Consistent Confession

Don’t be misled into thinking that the more you confess the further away from God you must be. The opposite is true. As your relationship with God becomes more intimate, confession is more prevalent. When Jesus gave us an example of prayer, He encouraged us to seek forgiveness:

Therefore, you should pray like this: Our Father in heaven, Your name be honored as holy. Your kingdom come. Your will be done on earth as it is in heaven. Give us today our daily bread. And forgive us our debts, as we also have forgiven our debtors. And do not bring us into temptation, but deliver us from the evil one. (Matt. 6:9–13, emphasis added)

Notice the progression in the prayer. As you get closer to God (Your name be honored as holy), the more you confess because you increasingly realize His holiness. And the more you see Him for who He is, the more you realize how spiritually inadequate you are.

An inaccurate view of God leads to little or no confession. A reverent and accurate view of God leads to consistent confession. Consistent confession reveals a heart that is sensitive to God.

The person who consistently confesses sin is not the person who is far from God. The person who never confesses sin is the person who is far from God. His lack of pleas for forgiveness reveals he has a small view of God and a hardened heart toward sin.
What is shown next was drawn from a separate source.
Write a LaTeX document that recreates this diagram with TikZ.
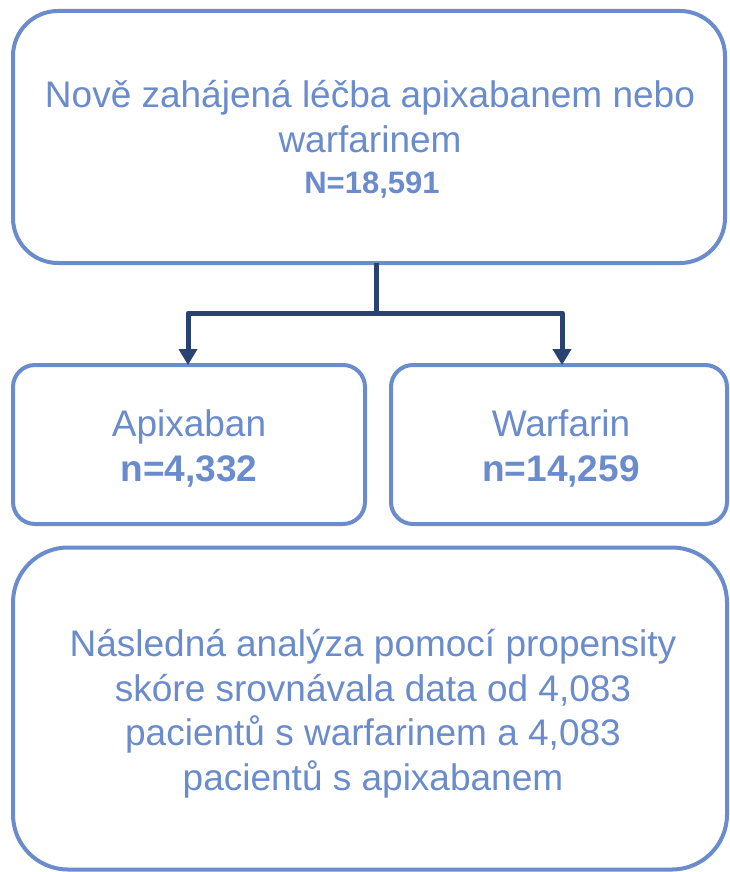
\documentclass[tikz,border=0pt]{standalone}
\usepackage{fontspec}
\setmainfont{Liberation Sans}
\usetikzlibrary{arrows.meta,calc}
\definecolor{boxc}{HTML}{6A8BCC}
\definecolor{navy}{HTML}{284372}
\tikzset{
  box/.style={draw=boxc, line width=4pt, fill=white, inner sep=0pt, outer sep=0pt},
  txt/.style={text=boxc, anchor=base, inner sep=0pt, font=\fontsize{37}{44}\selectfont},
  btxt/.style={text=boxc, anchor=base, inner sep=0pt, font=\fontsize{37}{44}\selectfont\bfseries},
  ntxt/.style={text=boxc, anchor=base, inner sep=0pt, font=\fontsize{31}{37}\selectfont\bfseries},
  conn/.style={draw=navy, line width=5pt, line join=round},
  arr/.style={conn, -{Triangle[width=18pt,length=16pt]}}
}
\begin{document}
\begin{tikzpicture}[x=1pt,y=-1pt]
\useasboundingbox (0,0) rectangle (730,872);
% boxes
\node[box, minimum width=712pt, minimum height=252pt, rounded corners=45pt] (top) at (369,137) {};
\node[box, minimum width=352pt, minimum height=159pt, rounded corners=22pt] (apix) at (189,444.5) {};
\node[box, minimum width=336pt, minimum height=159pt, rounded corners=22pt] (warf) at (559,444.5) {};
\node[box, minimum width=714pt, minimum height=322pt, rounded corners=55pt] (anal) at (370,708.5) {};
% texts
\node[txt] (t1) at (370,108) {Nově zahájená léčba apixabanem nebo};
\node[txt] (t2) at (370,153) {warfarinem};
\node[ntxt] (t3) at (372,193) {N=18,591};
\node[txt] (a1) at (189,436) {Apixaban};
\node[btxt] (a2) at (189,481) {n=4,332};
\node[txt] (w1) at (561,436) {Warfarin};
\node[btxt] (w2) at (561,481) {n=14,259};
\node[txt] (b1) at (373,656) {Následná analýza pomocí propensity};
\node[txt] (b2) at (373,701) {skóre srovnávala data od 4,083};
\node[txt] (b3) at (373,745) {pacientů s warfarinem a 4,083};
\node[txt] (b4) at (373,790) {pacientů s apixabanem};
% connectors
\coordinate (split) at (376,313);
\coordinate (la) at (188,313);
\coordinate (ra) at (562,313);
\draw[conn] (top.south -| split) -- (split);
\draw[arr] (split) -- (la) -- (la |- apix.north);
\draw[arr] (split) -- (ra) -- (ra |- warf.north);
\end{tikzpicture}
\end{document}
There is a scene in Talladega Nights where Ricky Bobby (Will Ferrell’s character) leads his family in prayer at the dinner table. In the scene Bobby prays to “baby Jesus.” His wife interrupts his prayer to remind him that Jesus grew up, that He is not a baby any longer. Bobby insists on praying to 8-pound 6-ounce Baby Jesus. He says he likes that version of Jesus the best.

Many people like the image of Baby Jesus the best.
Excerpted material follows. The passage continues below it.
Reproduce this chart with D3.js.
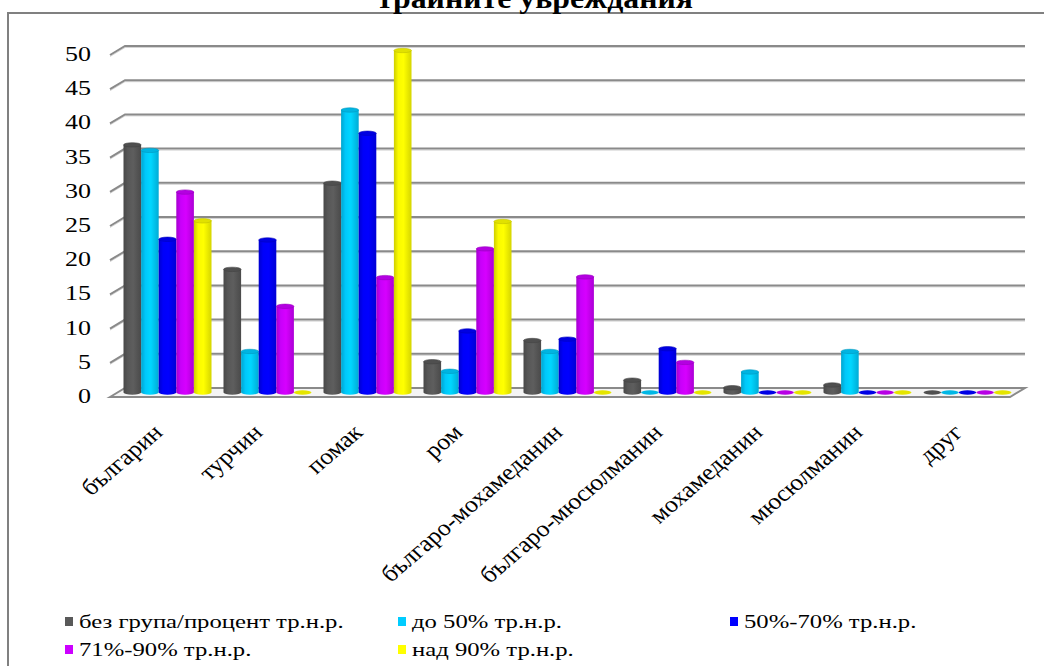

From that perspective Jesus in a manger is safe. Jesus as a baby is harmless. He is simply a cuddly infant to gawk over. He will not arise from the manger and ask for our devotion or life. He is simply a cute baby.
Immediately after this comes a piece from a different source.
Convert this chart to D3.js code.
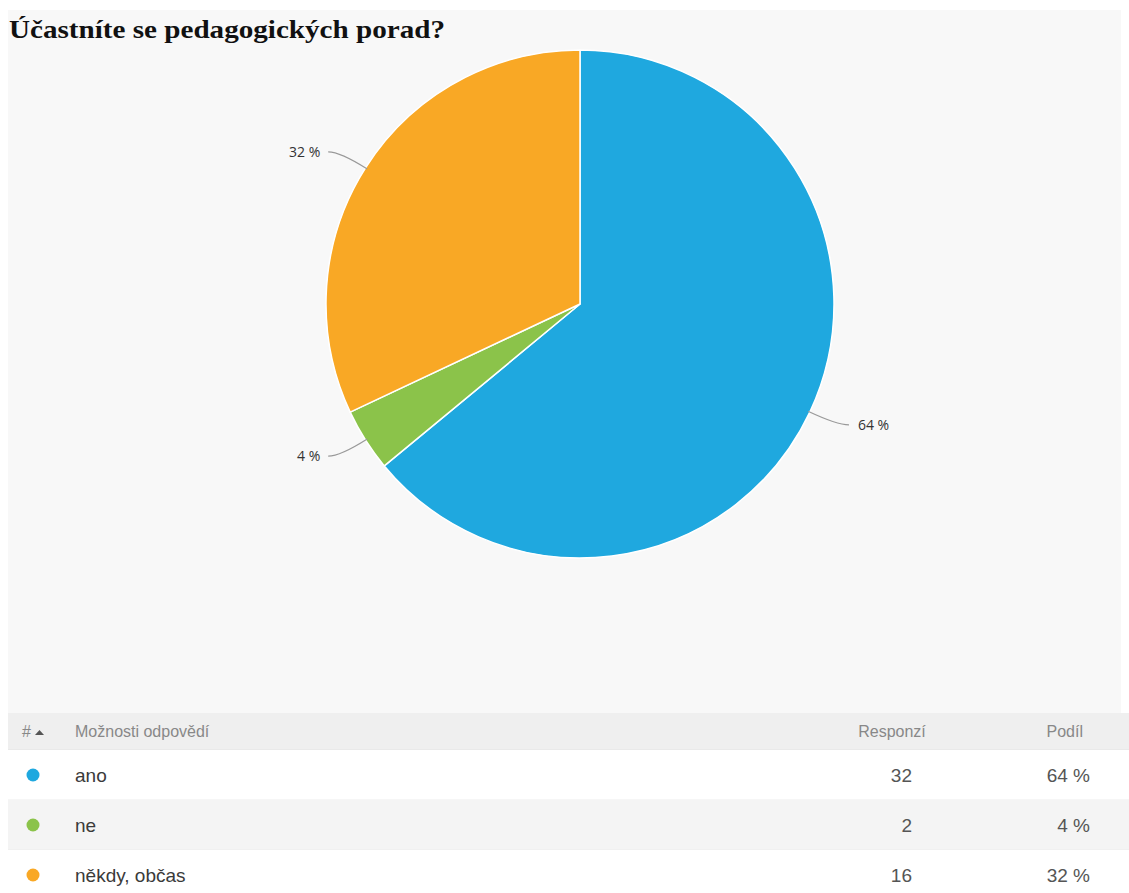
<!DOCTYPE html>
<html>
<head>
<meta charset="utf-8">
<script src="https://cdn.jsdelivr.net/npm/d3@7"></script>
<style>
  html, body { margin: 0; padding: 0; background: #ffffff; }
  svg { display: block; }
</style>
</head>
<body>
<svg id="chart" width="1129" height="893"></svg>
<script>
// Survey answers
const categories = ["ano", "ne", "někdy, občas"];
const responses = [32, 2, 16];
const shares = [64, 4, 32];
const colors = ["#1fa8df", "#8bc34a", "#f9a825"];
const title = "Účastníte se pedagogických porad?";
const headers = ["#", "Možnosti odpovědí", "Responzí", "Podíl"];

const svg = d3.select("#chart");
const W = 1129, H = 893;

// grey panel behind chart and table
svg.append("rect").attr("x", 8).attr("y", 10).attr("width", W - 16).attr("height", H - 10)
  .attr("fill", "#f8f8f8");

svg.append("text").attr("x", 9).attr("y", 38)
  .attr("font-family", "'Liberation Serif', 'Times New Roman', serif")
  .attr("font-weight", "bold").attr("font-size", 26).attr("fill", "#111")
  .attr("textLength", 436).attr("lengthAdjust", "spacingAndGlyphs")
  .text(title);

// pie
const cx = 580, cy = 304, r = 254;
const data = categories.map((c, i) => ({ name: c, value: responses[i], share: shares[i], color: colors[i] }));
const pie = d3.pie().value(d => d.value).sort(null);
const arc = d3.arc().innerRadius(0).outerRadius(r);
const arcs = pie(data);
const g = svg.append("g").attr("transform", `translate(${cx},${cy})`);
g.selectAll("path").data(arcs).join("path")
  .attr("d", arc).attr("fill", d => d.data.color)
  .attr("stroke", "#ffffff").attr("stroke-width", 1.5).attr("stroke-linejoin", "round");

// labels with connector lines
arcs.forEach(a => {
  const mid = (a.startAngle + a.endAngle) / 2;
  const right = Math.sin(mid) > 0;
  const px = Math.sin(mid) * (r - 2), py = -Math.cos(mid) * (r - 2);
  const ex = Math.sin(mid) * (r + 30), ey = -Math.cos(mid) * (r + 30);
  const lx = ex + (right ? 12 : -12);
  const ly = ey;
  g.append("path")
    .attr("d", `M${px},${py} Q${ex},${ly} ${lx},${ly}`)
    .attr("fill", "none").attr("stroke", "#999").attr("stroke-width", 1.2);
  g.append("text").attr("x", lx + (right ? 9 : -8)).attr("y", ly + 5)
    .attr("text-anchor", right ? "start" : "end")
    .attr("font-family", "'Open Sans', 'DejaVu Sans', sans-serif").attr("font-size", 14)
    .attr("fill", "#333").text(a.data.share + " %");
});

// table
const tableTop = 713, headerH = 37, rowH = 50;
const font = "'Liberation Sans', Arial, sans-serif";
svg.append("rect").attr("x", 8).attr("y", tableTop).attr("width", W - 8).attr("height", headerH)
  .attr("fill", "#efefef");
svg.append("line").attr("x1", 8).attr("x2", W).attr("y1", tableTop + headerH).attr("y2", tableTop + headerH)
  .attr("stroke", "#e2e2e2");
const hy = tableTop + 24;
const hdr = svg.append("g").attr("font-family", font).attr("font-size", 16).attr("fill", "#888");
hdr.append("text").attr("x", 22).attr("y", hy).text(headers[0]);
hdr.append("path").attr("d", "M35,735 L39.5,730 L44,735 Z").attr("fill", "#555");
hdr.append("text").attr("x", 75).attr("y", hy).text(headers[1]);
hdr.append("text").attr("x", 892).attr("y", hy).attr("text-anchor", "middle").text(headers[2]);
hdr.append("text").attr("x", 1083).attr("y", hy).attr("text-anchor", "end").text(headers[3]);

const y = d3.scaleBand().domain(categories).range([tableTop + headerH, tableTop + headerH + rowH * categories.length]);
const rows = svg.append("g").selectAll("g").data(data).join("g")
  .attr("transform", d => `translate(0,${y(d.name)})`);
rows.append("rect").attr("x", 8).attr("width", W - 8).attr("height", y.bandwidth())
  .attr("fill", (d, i) => i % 2 ? "#f4f4f4" : "#ffffff");
rows.append("line").attr("x1", 8).attr("x2", W).attr("y1", y.bandwidth()).attr("y2", y.bandwidth())
  .attr("stroke", "#ececec");
rows.append("circle").attr("cx", 33).attr("cy", 25).attr("r", 6.5).attr("fill", d => d.color);
rows.append("text").attr("x", 75).attr("y", 32).attr("font-family", font).attr("font-size", 19)
  .attr("fill", "#3a3a3a").text(d => d.name);
rows.append("text").attr("x", 912).attr("y", 32).attr("text-anchor", "end").attr("font-family", font)
  .attr("font-size", 19).attr("fill", "#555").text(d => d.value);
rows.append("text").attr("x", 1090).attr("y", 32).attr("text-anchor", "end").attr("font-family", font)
  .attr("font-size", 19).attr("fill", "#555").text(d => d.share + " %");
</script>
</body>
</html>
But this is not the image of Jesus presented in the Gospels. Even when Jesus was a baby, the magi (wise men) did not come to play. They came to worship (Matt. 2:11). They did not come to gawk. They came to fall facedown before God.

Jesus grew up. He is no longer in a manger. And He will not return to a manger. He is God. He is not merely a cute baby we pick up and play with. He is to be worshipped and feared. As C. S. Lewis pointed out in the Chronicles of Narnia, He is not safe. He is a lion, and our legs should tremble as we approach Him.

Because of his inaccurate view of Christ, Ricky Bobby never asked for forgiveness in his prayer.

David begged for forgiveness in his prayers because David viewed God as holy. David’s longing to enjoy a close and intimate relationship with God drove him to confession. And God restored the intimacy between David and Himself. David learned from his nighttime mistake on the rooftop. He later wrote to God, “On my bed I remember you; I think of you through the watches of the night” (Ps. 63:6 niv). Instead of pursuing other lovers, David pursued God in the shadows of the night.

He remembered God.

And he remembered that he was God’s bride.

The reality: You are the bride of Christ.

The response: Remember you are His bride. View sin as adultery. And consistently confess.